The 2022 narrative landscape pointed toward a nation and its people at a crossroads, and no one knew exactly which way America would go. Indeed, our prediction held true. In 2022, community leaders, organizers, journalists, and elected officials across the political spectrum warned that the year's trajectory, including the midterms, would shape our country’s future. Democrats and progressives moved stories about the need to expand democracy and voting rights to protect our political system, while right wing messaging undermined elections and cast nonconservative political figures and their agendas as a threat to the American way of life.
NARRATIVES AT PLAY
- America is a democracy
- America has never been a democracy
- America’s future is as a transformative multiracial democracy
- America’s future is as a conservative Christian country
- It is up to us to secure our future
- America’s diversity is its strength
- Everyone should be free to be who they are
- Focusing on identity divides us
- Our identities and shared experiences unite us
- Your identity is a threat to my safety
- America is a lost cause.
story trends
Narrative openings
Mobilize networks around the future while honoring the past. Deploy stories and messages that elevate ancestral ties and legacies to honor previous struggles, which continue to shape the current reality. Connect past freedom struggles to today’s conditions and tailor stories and messages to the communities in which you organize to advance progressive stories that claim a future in which everyone across age, race, class, gender, disability, and immigration status can thrive.
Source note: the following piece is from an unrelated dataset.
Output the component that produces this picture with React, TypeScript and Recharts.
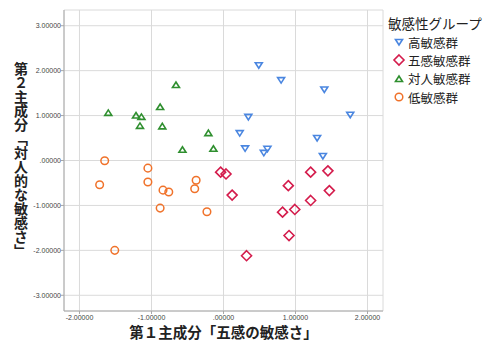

Name explicitly when zero-sum identity politics messaging is being used to divide people. Create and promote stories of inclusion and belonging rather than exclusion, and develop messages and stories that drive home that an expansive intersectional future is one where everyone's lives are improved. Advance the story that no one should be written off from this future based on their identity alone.
We can bridge the generational divide in 2023. The ways that boomers, Gen X, millennials, Gen Z, and Gen Alpha across the ideological spectrum engage in politics and the culture wars vary. Beware of narratives and stories that strive to isolate generations; instead, elevate moments of generational unity. This is the year to challenge the concept of generational monoliths.
Narrative risks
Identity can be used to essentialize and divide. The desire to belong or proximity to power can be wielded as a method of self-preservation and survival. It can also be used as a narrative tool to divide and fragment communities along the lines of race, class, sexuality, nationality, immigration status, disability, and gender by those who seek to diminish their power and influence at the individual and collective level. Don’t engage in this divisive frame and call out the tactic and its impacts out when you see it.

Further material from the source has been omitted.